== Collected material ==

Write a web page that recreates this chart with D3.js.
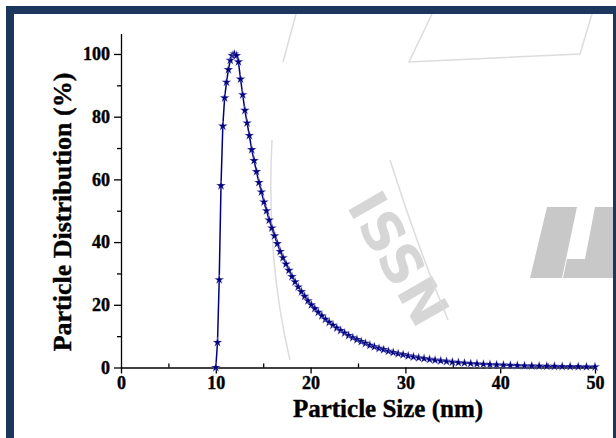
<!DOCTYPE html>
<html>
<head>
<meta charset="utf-8">
<script src="https://cdn.jsdelivr.net/npm/d3@7"></script>
<style>
    body { margin: 0; background: #fff; }
    svg { display: block; }
    .tick text { font-family: "Liberation Serif", "Times New Roman", serif; font-weight: bold; }
</style>
</head>
<body>
<div id="chart"></div>
<script>
// Particle size (nm) of each measured point
const sizes = [
    10.00, 10.18, 10.36, 10.55, 10.74, 10.93, 11.13, 11.33, 11.53, 11.74,
    11.95, 12.17, 12.39, 12.61, 12.84, 13.07, 13.30, 13.54, 13.79, 14.04,
    14.29, 14.55, 14.81, 15.08, 15.35, 15.63, 15.91, 16.20, 16.49, 16.79,
    17.09, 17.40, 17.71, 18.03, 18.36, 18.69, 19.03, 19.37, 19.72, 20.08,
    20.44, 20.81, 21.19, 21.57, 21.96, 22.36, 22.76, 23.17, 23.59, 24.01,
    24.45, 24.89, 25.34, 25.79, 26.26, 26.73, 27.22, 27.71, 28.21, 28.72,
    29.24, 29.76, 30.30, 30.85, 31.40, 31.97, 32.55, 33.13, 33.73, 34.34,
    34.96, 35.59, 36.23, 36.89, 37.55, 38.23, 38.92, 39.62, 40.34, 41.07,
    41.81, 42.56, 43.33, 44.11, 44.91, 45.72, 46.54, 47.38, 48.23, 49.10,
    50.00
];

// Particle distribution (%)
const distribution = [
    0, 8, 28, 58, 77, 86, 91, 95, 98, 99.5,
    100, 99.5, 97.5, 92, 87, 82, 78, 74, 69.5, 66,
    62.5, 59, 56, 52.8, 50, 47, 44.5, 42, 39.5, 37,
    35, 33, 31, 29, 27.3, 25.7, 24.2, 22.7, 21.3, 20,
    18.8, 17.6, 16.5, 15.4, 14.4, 13.5, 12.6, 11.8, 11.0, 10.2,
    9.5, 8.9, 8.3, 7.7, 7.1, 6.6, 6.1, 5.7, 5.2, 4.8,
    4.4, 4.1, 3.7, 3.4, 3.1, 2.85, 2.6, 2.35, 2.15, 1.95,
    1.75, 1.6, 1.45, 1.3, 1.18, 1.06, 0.96, 0.87, 0.78, 0.70,
    0.63, 0.57, 0.51, 0.46, 0.41, 0.37, 0.33, 0.30, 0.27, 0.24,
    0.21
];

const xMajorTicks = [0, 10, 20, 30, 40, 50];
const xMinorTicks = [5, 15, 25, 35, 45];
const yMajorTicks = [0, 20, 40, 60, 80, 100];
const yMinorTicks = [10, 30, 50, 70, 90];

const xTitle = "Particle Size (nm)";
const yTitle = "Particle Distribution (%)";

const width = 616, height = 438;
const navy = "#000080";
const serif = '"Liberation Serif", "Times New Roman", serif';

const svg = d3.select("#chart")
    .append("svg")
    .attr("width", width)
    .attr("height", height);

svg.append("rect")
    .attr("width", width)
    .attr("height", height)
    .attr("fill", "#fff");

const x = d3.scaleLinear().domain([0, 50]).range([121, 595]);
const y = d3.scaleLinear().domain([0, 106.5]).range([367.5, 33.6]);

/**
 * Draws the faint journal watermark behind the plot.
 */
function drawWatermark() {
    const wm = svg.append("g").attr("fill", "#c8c8c8");

    wm.append("text")
        .attr("transform", "translate(346,206) rotate(60)")
        .attr("font-family", "DejaVu Sans, sans-serif")
        .attr("font-weight", "bold")
        .attr("font-size", 54)
        .attr("letter-spacing", 1)
        .attr("fill-opacity", 0.75)
        .text("ISSN");

    // the big slanted "IJ" letters on the right
    wm.append("path")
        .attr("d", "M547,207 L577,207 L562,278 L530,278 Z");
    wm.append("path")
        .attr("d", "M595,207 L616,207 L616,278 L563,278 L567,259 L585,259 Z");

    // thin outline strokes of the logo
    const outline = svg.append("g")
        .attr("fill", "none")
        .attr("stroke", "#dcdcdc")
        .attr("stroke-width", 1.5);
    outline.append("path").attr("d", "M296,14 L283,62");
    outline.append("path").attr("d", "M432,14 L409,62 L580,54 L592,14");
    outline.append("path").attr("d", "M272,140 Q266,260 290,360");
    outline.append("path").attr("d", "M390,160 Q415,240 448,320");
}

/**
 * Draws the dark frame round the picture.
 */
function drawFrame() {
    svg.append("rect")
        .attr("x", 10)
        .attr("y", 10)
        .attr("width", 607)
        .attr("height", 520)
        .attr("fill", "none")
        .attr("stroke", "#1c375e")
        .attr("stroke-width", 8);
}

/**
 * Draws both axes with their major and minor ticks.
 */
function drawAxes() {
    const xAxis = svg.append("g")
        .attr("transform", `translate(0,${y(0)})`)
        .call(d3.axisBottom(x).tickValues(xMajorTicks).tickSize(6).tickPadding(3).tickSizeOuter(0));
    xAxis.selectAll(".tick text")
        .attr("font-size", 18)
        .attr("fill", "#000")
        .attr("stroke", "#000")
        .attr("stroke-width", 0.4);

    svg.append("g")
        .attr("transform", `translate(0,${y(0)})`)
        .call(d3.axisTop(x).tickValues(xMinorTicks).tickSize(4).tickFormat("").tickSizeOuter(0))
        .select(".domain").remove();

    const yAxis = svg.append("g")
        .attr("transform", `translate(${x(0)},0)`)
        .call(d3.axisLeft(y).tickValues(yMajorTicks).tickSize(7).tickPadding(4).tickSizeOuter(0));
    yAxis.selectAll(".tick text")
        .attr("font-size", 18)
        .attr("fill", "#000")
        .attr("stroke", "#000")
        .attr("stroke-width", 0.4);

    svg.append("g")
        .attr("transform", `translate(${x(0)},0)`)
        .call(d3.axisLeft(y).tickValues(yMinorTicks).tickSize(4).tickFormat("").tickSizeOuter(0))
        .select(".domain").remove();

    svg.selectAll(".domain, .tick line").attr("stroke", "#000").attr("stroke-width", 1.3);

    svg.append("text")
        .attr("x", 388)
        .attr("y", 417)
        .attr("text-anchor", "middle")
        .attr("font-family", serif)
        .attr("font-weight", "bold")
        .attr("font-size", 25)
        .attr("stroke", "#000")
        .attr("stroke-width", 0.4)
        .text(xTitle);

    svg.append("text")
        .attr("transform", "translate(71,212) rotate(-90)")
        .attr("text-anchor", "middle")
        .attr("font-family", serif)
        .attr("font-weight", "bold")
        .attr("font-size", 26)
        .attr("stroke", "#000")
        .attr("stroke-width", 0.4)
        .text(yTitle);
}

/**
 * Draws the distribution line and its star markers.
 */
function drawSeries() {
    const points = sizes.map((s, i) => ({ size: s, value: distribution[i] }));

    const line = d3.line()
        .x(d => x(d.size))
        .y(d => y(d.value));

    svg.append("path")
        .datum(points)
        .attr("d", line)
        .attr("fill", "none")
        .attr("stroke", navy)
        .attr("stroke-width", 1.5);

    svg.selectAll(".marker")
        .data(points)
        .enter().append("path")
        .attr("class", "marker")
        .attr("transform", d => `translate(${x(d.size)},${y(d.value)})`)
        .attr("d", d3.symbol(d3.symbolStar, 28))
        .attr("fill", navy)
        .attr("stroke", "#d8d8f0")
        .attr("stroke-width", 0.3);
}

drawWatermark();
drawFrame();
drawAxes();
drawSeries();
</script>
</body>
</html>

== The task ==
Copy each line of the listing that includes "chart".

== The answer ==
Write a web page that recreates this chart with D3.js.
<div id="chart"></div>
const svg = d3.select("#chart")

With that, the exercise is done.